We review the latest issues related to refugees, including cold weather endangering asylum seekers in Europe, the Turkish president’s proposal to grant refugees citizenship and the acquittal of a French researcher who gave a lift to Eritrean migrants.

Published on Jan. 9, 2017 Read time Approx. 2 minutes

Deadly Cold Imperils Refugees in Europe

Extreme winter weather in Europe has left migrants and refugees living in poor conditions on the continent particularly vulnerable.

Two Iraqi men and a Somali women have died from the cold in the Bulgarian mountains near the Turkish border in the past week.

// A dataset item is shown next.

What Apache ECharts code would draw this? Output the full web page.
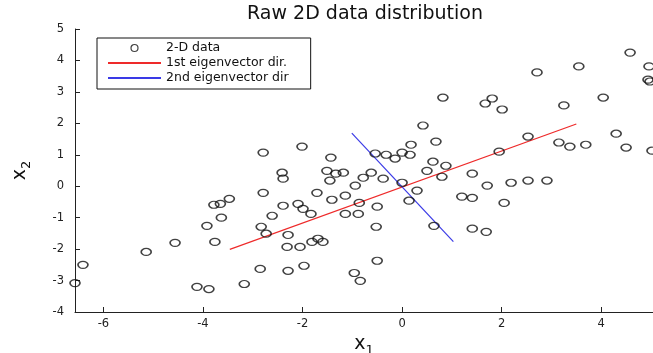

In Germany, police found 19 people from Syria, Iraq and Iran suffering from hypothermia after they were abandoned by smugglers in the back of an unheated truck. The group, which included five children, paid smugglers to bring them from Italy.

In Serbia, aid workers said hundreds of migrants sleeping in an abandoned train depot were increasingly falling sick due to the cold.

Human Rights Watch said Serbia and neighboring Hungary had failed to provide humane conditions for asylum seekers during the winter, and in some cases undermined aid efforts.

In Greece, photos from the Moria camp on Lesbos showed refugee tents blanketed by thick snow, despite the Greek migration minister’s recent assurance that no refugees were left out in the cold.

Erdogan Reiterates Plan to Grant Refugees Citizenship

Turkish president Recep Tayyip Erdogan has reiterated his plan to grant some Iraqi and Syrian refugees in the country Turkish citizenship.

“Our interior ministry is carrying out work, and under this work, some of them will be granted our nationality after all the necessary checks” are carried out, Erdogan said, according to Agence France-Presse.

“There are highly qualified people among them, there are engineers, lawyers, doctors. Instead of letting them work illegally here and there, let’s give them the chance to work as citizens, like the children of this nation,” he said.

The Turkish president did not provide details on how and when naturalization procedures would take place.

Erdogan first announced his citizenship for refugees plan last July. It was met with opposition from Turks wary of absorbing the 2.5 million Syrian refugees in the country and others skeptical that Erdogan’s real intent was to “import voters.”

French Court Acquits Man Who Helped Migrants

A French court acquitted a man who was caught giving a lift to three young Eritrean women in his car after they had crossed the border from Italy.

Prosecutors had asked for a six-month suspended jail term for Pierre-Alain Mannoni, a 45-year-old researcher at the French national research centre CNRS.

However, the court ruled that Mannoni’s actions fell within the law, which prohibits helping undocumented migrants, unless necessary to protect “their dignity and physical integrity.”

“You can help people,” Mannoni said following the verdict. “I recommend it, it does a lot of good!”

His trial is among several similar cases in the region. In December, a 73-year-old academic in southern France was fined 1,500 euros ($1,580) for helping two Eritreans avoid a police check. Last week Cedric Herrou, a 37-year-old farmer, went on trial for giving rides and sheltering migrants in the area and faces an eight-month suspended jail term.